Thursday, February 4, 2010

In The Desert

For someone dear to me...a story.

I had been advised to pack two things for the trip to Palm Springs....sunblock and water....one out of two isn't bad...(I had a cooler full of water)...at least I had a hat....anyway...that day I had decided to leave behind the beach, the palm trees, and the traffic that characterize southern California for the desert. In truth, much of southern California is desert....except that we have decided to drain dry the Colorado River in what will probably prove to be a futile effort to make green what God made brown...anyway...I wanted to go to the desert...

On that particular trip to California I had rented a baby blue Chrysler Crossfire convertible...a two seat sports car with a 215 horsepower engine under the hood. The car effortlessly reached speeds in excess of 100 mph....I know this as I hit 120 mph late one night on the interstate...anyway...it was more car than I was accustomed to having and I relished the opportunity to take it into the desert.

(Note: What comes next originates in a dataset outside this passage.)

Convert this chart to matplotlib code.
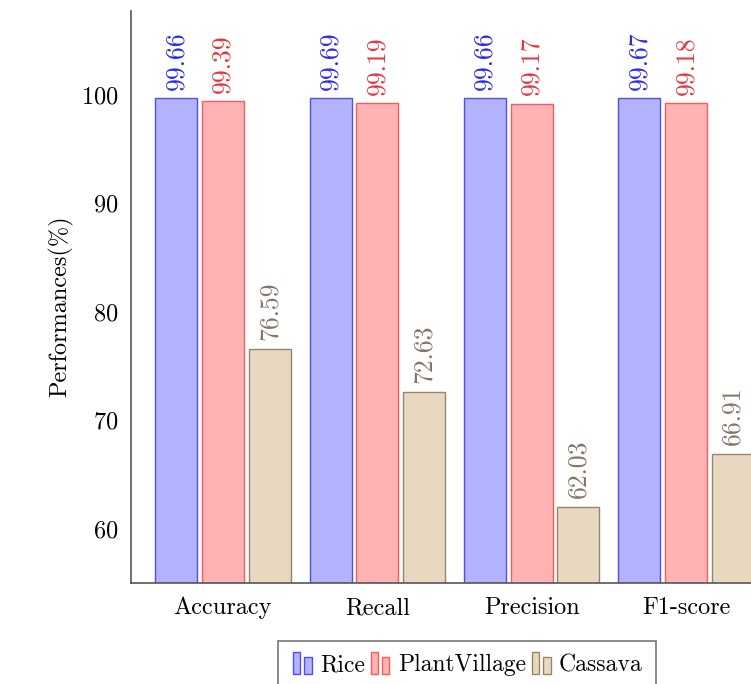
import matplotlib
matplotlib.use("Agg")
import matplotlib.pyplot as plt
import numpy as np
from matplotlib.legend_handler import HandlerBase
from matplotlib.patches import Rectangle

metrics = ["Accuracy", "Recall", "Precision", "F1-score"]
series_names = ["Rice", "PlantVillage", "Cassava"]
rice = [99.66, 99.69, 99.66, 99.67]
plantvillage = [99.39, 99.19, 99.17, 99.18]
cassava = [76.59, 72.63, 62.03, 66.91]

FILLS = ["#b3b3ff", "#ffb3b3", "#e8d8c2"]
EDGES = ["#4d4dff", "#ff5a5a", "#9a8466"]
LABEL_COLORS = ["#2a2ae6", "#e8323c", "#857565"]

plt.rcParams["font.family"] = ["cmr10", "DejaVu Serif"]
plt.rcParams["axes.formatter.use_mathtext"] = True
plt.rcParams["font.size"] = 17


class TwoBarHandler(HandlerBase):
    """pgfplots-style ybar legend icon: two small bars."""

    def create_artists(self, legend, orig_handle, xdescent, ydescent, width, height, fontsize, trans):
        fc = orig_handle.get_facecolor()
        ec = orig_handle.get_edgecolor()
        w = width * 0.3
        arts = []
        for x0, h in ((0.05, 1.3), (0.55, 1.0)):
            r = Rectangle((x0 * width - xdescent, -ydescent - 0.15 * height), w, height * h,
                          facecolor=fc, edgecolor=ec, linewidth=1.0, transform=trans)
            arts.append(r)
        return arts


fig = plt.figure(figsize=(7.51, 6.84), dpi=100, facecolor="white")
ax = fig.add_axes([131 / 751, 101 / 684, 647 / 751, 572 / 684])

x = np.arange(len(metrics))
step = 0.303
width = 0.272
handles = []
for i, (vals, name) in enumerate(zip([rice, plantvillage, cassava], series_names)):
    pos = x + (i - 1) * step
    bars = ax.bar(pos, vals, width=width, color=FILLS[i], edgecolor=EDGES[i],
                  linewidth=1.0, label=name)
    handles.append(bars[0])
    for xp, v in zip(pos, vals):
        ax.annotate(f"{v:.2f}", (xp, v), xytext=(0, 6), textcoords="offset points",
                    rotation=90, ha="center", va="bottom", color=LABEL_COLORS[i], fontsize=18.5)

ax.set_ylim(55, 107.7)
ax.set_xlim(-0.595, 3.595)
ax.set_yticks([60, 70, 80, 90, 100])
ax.set_xticks(x)
ax.set_xticklabels(metrics)
ax.tick_params(axis="both", length=0, labelsize=17.5)
ax.tick_params(axis="x", pad=10)
ax.tick_params(axis="y", pad=9)
ax.set_ylabel("Performances(%)", fontsize=17.5)
ax.yaxis.set_label_coords(-0.09, 0.484)
for spine in ("top", "right"):
    ax.spines[spine].set_visible(False)
for spine in ("left", "bottom"):
    ax.spines[spine].set_color("#555555")
    ax.spines[spine].set_linewidth(1.2)

leg = fig.legend(handles, series_names, handler_map={h: TwoBarHandler() for h in handles},
                 loc="upper center", bbox_to_anchor=(467 / 751, 1 - 641 / 684), ncol=3,
                 frameon=True, fancybox=False, edgecolor="#555555", fontsize=17,
                 handlelength=1.0, handletextpad=0.2, columnspacing=0.2, borderpad=0.55,
                 borderaxespad=0)
leg.get_frame().set_linewidth(1.2)

fig.savefig("out.png", dpi=100, facecolor="white")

With hot sun overhead and the top down we left the interstate and drove past avocado and orange groves and through Temecula, the heart of southern California's wine country. Past creeks, gullies, gulches, and arroyos. Through Indian reservations and past ranches...through the scrub land...and up into the mountains...and into the desert.

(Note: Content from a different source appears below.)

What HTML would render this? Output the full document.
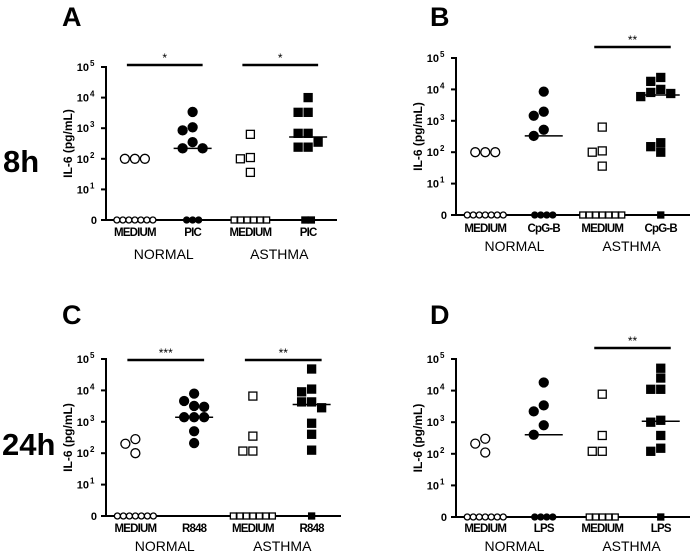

Being from New England, California is like another planet to me. The people are certainly different...but was struck me most was that the land felt different...and seeing southern California in its natural, non irrigated state brought this home to me. As we drove through the desert there were places where there were beach ball sized boulders as far as the eye could see. It was in that landscape, alien, untouched, foreboding and at the same time alluring did I understand why men went into the wilderness feel free.

With the top down, the hot wind blowing past me, the sun beating down on me, the Rolling Stones' Exile On Main Street blaring on the stereo, I drove through the desert, lost in the experience of being in a strange and foreign place. Free from care, free from worry...and looking forward to a margarita.